Extracted data entries
---------------

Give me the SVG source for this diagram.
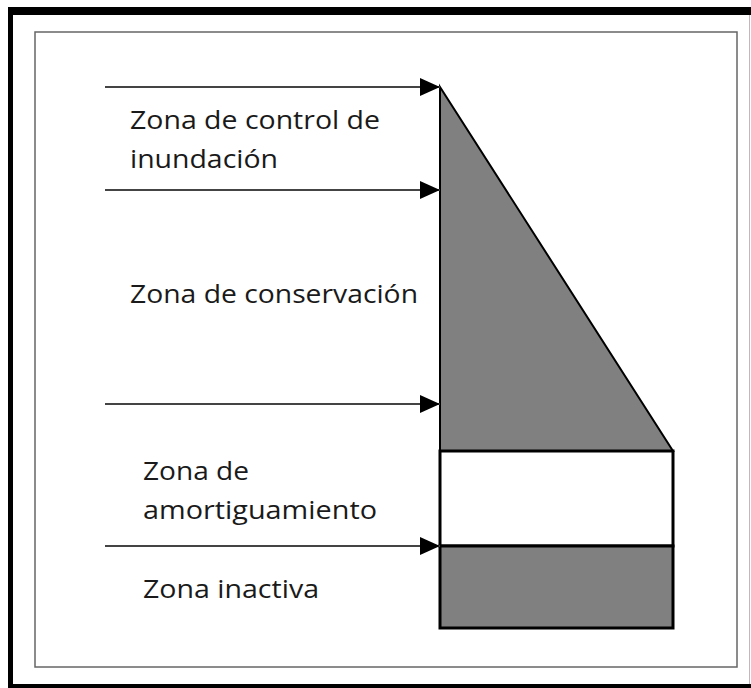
<svg xmlns="http://www.w3.org/2000/svg" width="751" height="688" viewBox="0 0 751 688">
<style>
.lbl{font-family:"Open Sans","Liberation Sans",sans-serif;font-size:26px;fill:#1a1a1a}
.conn{stroke:#444;stroke-width:2;fill:none}
.zone{stroke:#000;stroke-width:3}
</style>
<defs>
<marker id="ahb" viewBox="0 0 20 18" refX="20" refY="9" markerWidth="20" markerHeight="18" orient="auto" markerUnits="userSpaceOnUse">
<path d="M0,0 L20,9 L0,18 Z" fill="#000"/>
</marker>
</defs>
<rect x="0" y="0" width="751" height="688" fill="#fff"/>
<rect x="8" y="7" width="743" height="8" fill="#000"/>
<rect x="8" y="7" width="5" height="681" fill="#000"/>
<rect x="8" y="684" width="743" height="4" fill="#000"/>
<line x1="749.5" y1="15" x2="749.5" y2="684" stroke="#bbb" stroke-width="1"/>
<rect x="35" y="32" width="702" height="635" fill="none" stroke="#666" stroke-width="1.5"/>
<g id="zona-control">
<polygon points="440,87 673,451 440,451" fill="#808080" stroke="#000" stroke-width="2"/>
</g>
<g id="zona-amortiguamiento">
<rect x="440" y="451" width="233" height="95" fill="#fff" class="zone"/>
</g>
<g id="zona-inactiva">
<rect x="440" y="546" width="233" height="82" fill="#808080" class="zone"/>
</g>
<g id="connectors">
<line x1="105" y1="87" x2="440" y2="87" class="conn" marker-end="url(#ahb)"/>
<line x1="105" y1="190" x2="440" y2="190" class="conn" marker-end="url(#ahb)"/>
<line x1="105" y1="404" x2="440" y2="404" class="conn" marker-end="url(#ahb)"/>
<line x1="105" y1="546" x2="440" y2="546" class="conn" marker-end="url(#ahb)"/>
</g>
<g id="labels">
<text class="lbl" x="130" y="129" textLength="250" lengthAdjust="spacingAndGlyphs">Zona de control de</text>
<text class="lbl" x="130" y="168" textLength="148" lengthAdjust="spacingAndGlyphs">inundación</text>
<text class="lbl" x="130" y="303" textLength="288" lengthAdjust="spacingAndGlyphs">Zona de conservación</text>
<text class="lbl" x="143" y="480" textLength="106" lengthAdjust="spacingAndGlyphs">Zona de</text>
<text class="lbl" x="143" y="519" textLength="234" lengthAdjust="spacingAndGlyphs">amortiguamiento</text>
<text class="lbl" x="143" y="598" textLength="176" lengthAdjust="spacingAndGlyphs">Zona inactiva</text>
</g>
</svg>
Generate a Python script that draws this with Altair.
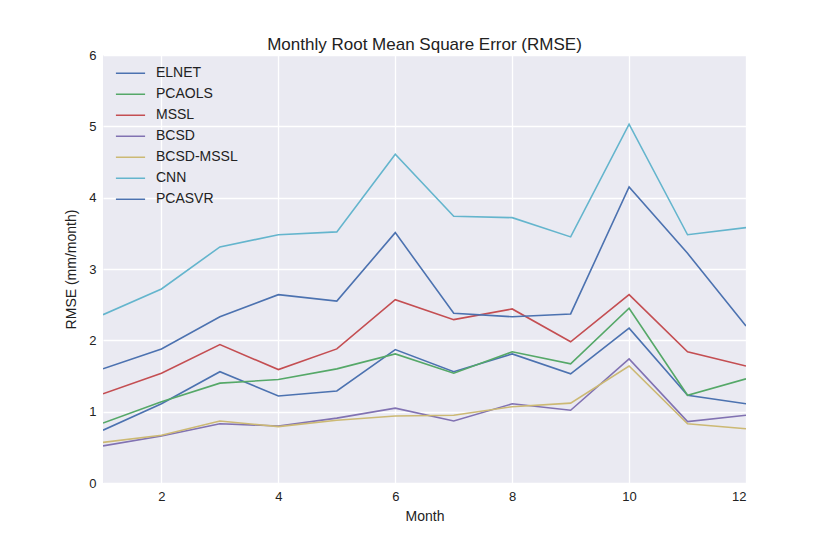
import altair as alt
import pandas as pd

months = list(range(1, 13))
series_names = ["ELNET", "PCAOLS", "MSSL", "BCSD", "BCSD-MSSL", "CNN", "PCASVR"]
colors = ["#4C72B0", "#55A868", "#C44E52", "#8172B2", "#CCB974", "#64B5CD", "#4C72B0"]

elnet = [0.74, 1.11, 1.56, 1.22, 1.29, 1.87, 1.56, 1.81, 1.53, 2.17, 1.23, 1.11]
pcaols = [0.84, 1.14, 1.40, 1.45, 1.60, 1.81, 1.54, 1.84, 1.67, 2.45, 1.23, 1.46]
mssl = [1.25, 1.54, 1.94, 1.59, 1.88, 2.57, 2.29, 2.44, 1.98, 2.64, 1.84, 1.64]
bcsd = [0.52, 0.66, 0.83, 0.80, 0.91, 1.05, 0.87, 1.11, 1.02, 1.74, 0.86, 0.95]
bcsd_mssl = [0.57, 0.67, 0.87, 0.79, 0.88, 0.94, 0.95, 1.07, 1.12, 1.64, 0.83, 0.76]
cnn = [2.36, 2.72, 3.31, 3.48, 3.52, 4.61, 3.74, 3.72, 3.45, 5.03, 3.48, 3.58]
pcasvr = [1.60, 1.88, 2.33, 2.64, 2.55, 3.51, 2.38, 2.33, 2.37, 4.15, 3.22, 2.20]

all_series = [elnet, pcaols, mssl, bcsd, bcsd_mssl, cnn, pcasvr]
rows = []
for name, vals in zip(series_names, all_series):
    for m, v in zip(months, vals):
        rows.append({"Month": m, "RMSE": v, "Model": name})
df = pd.DataFrame(rows)

FONT = "Liberation Sans"

chart = alt.Chart(df).mark_line(strokeWidth=1.6, clip=True).encode(
    x=alt.X("Month:Q", scale=alt.Scale(domain=[1, 12], nice=False, zero=False),
            axis=alt.Axis(values=[2, 4, 6, 8, 10, 12], title="Month")),
    y=alt.Y("RMSE:Q", scale=alt.Scale(domain=[0, 6], nice=False),
            axis=alt.Axis(values=[0, 1, 2, 3, 4, 5, 6], title="RMSE (mm/month)")),
    color=alt.Color("Model:N", scale=alt.Scale(domain=series_names, range=colors),
                    sort=series_names,
                    legend=alt.Legend(title=None, orient="none", legendX=12, legendY=8,
                                      symbolType="stroke", symbolSize=850,
                                      symbolStrokeWidth=1.6, labelFontSize=14,
                                      labelFont=FONT, labelColor="#222222",
                                      rowPadding=0, clipHeight=20.4, labelOffset=10)),
    detail="Model:N",
).properties(
    width=643, height=428,
    title=alt.TitleParams("Monthly Root Mean Square Error (RMSE)", fontSize=17,
                          font=FONT, fontWeight="normal", color="#222222", offset=-5),
    background="white",
    autosize=alt.AutoSizeParams(type="none"),
    padding={"left": 95, "top": 47, "right": 70, "bottom": 60},
).configure_view(
    fill="#EAEAF2", stroke=None
).configure_axis(
    grid=True, gridColor="white", gridWidth=1.3, domain=False, ticks=False,
    labelFont=FONT, labelFontSize=13, labelColor="#222222", labelPadding=7,
    titleFont=FONT, titleFontSize=14, titleFontWeight="normal", titleColor="#222222",
).configure_axisY(titlePadding=10).configure_axisX(titlePadding=6)

chart.save("out.html", embed_options={"renderer": "svg", "actions": False})
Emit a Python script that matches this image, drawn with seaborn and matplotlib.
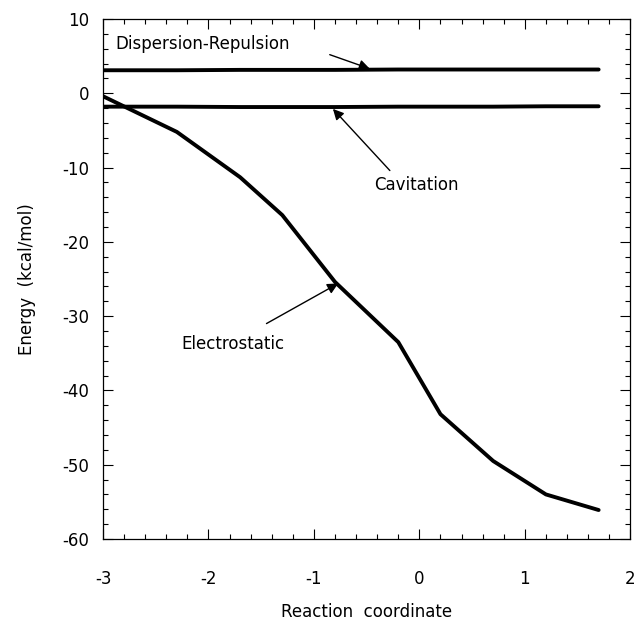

---------------

→ Short exercise
Scan the entries above for the word "that" and collect each line holding it.

→ The response
Generate a Python script that draws this with Altair.
Emit a Python script that matches this image, drawn with seaborn and matplotlib.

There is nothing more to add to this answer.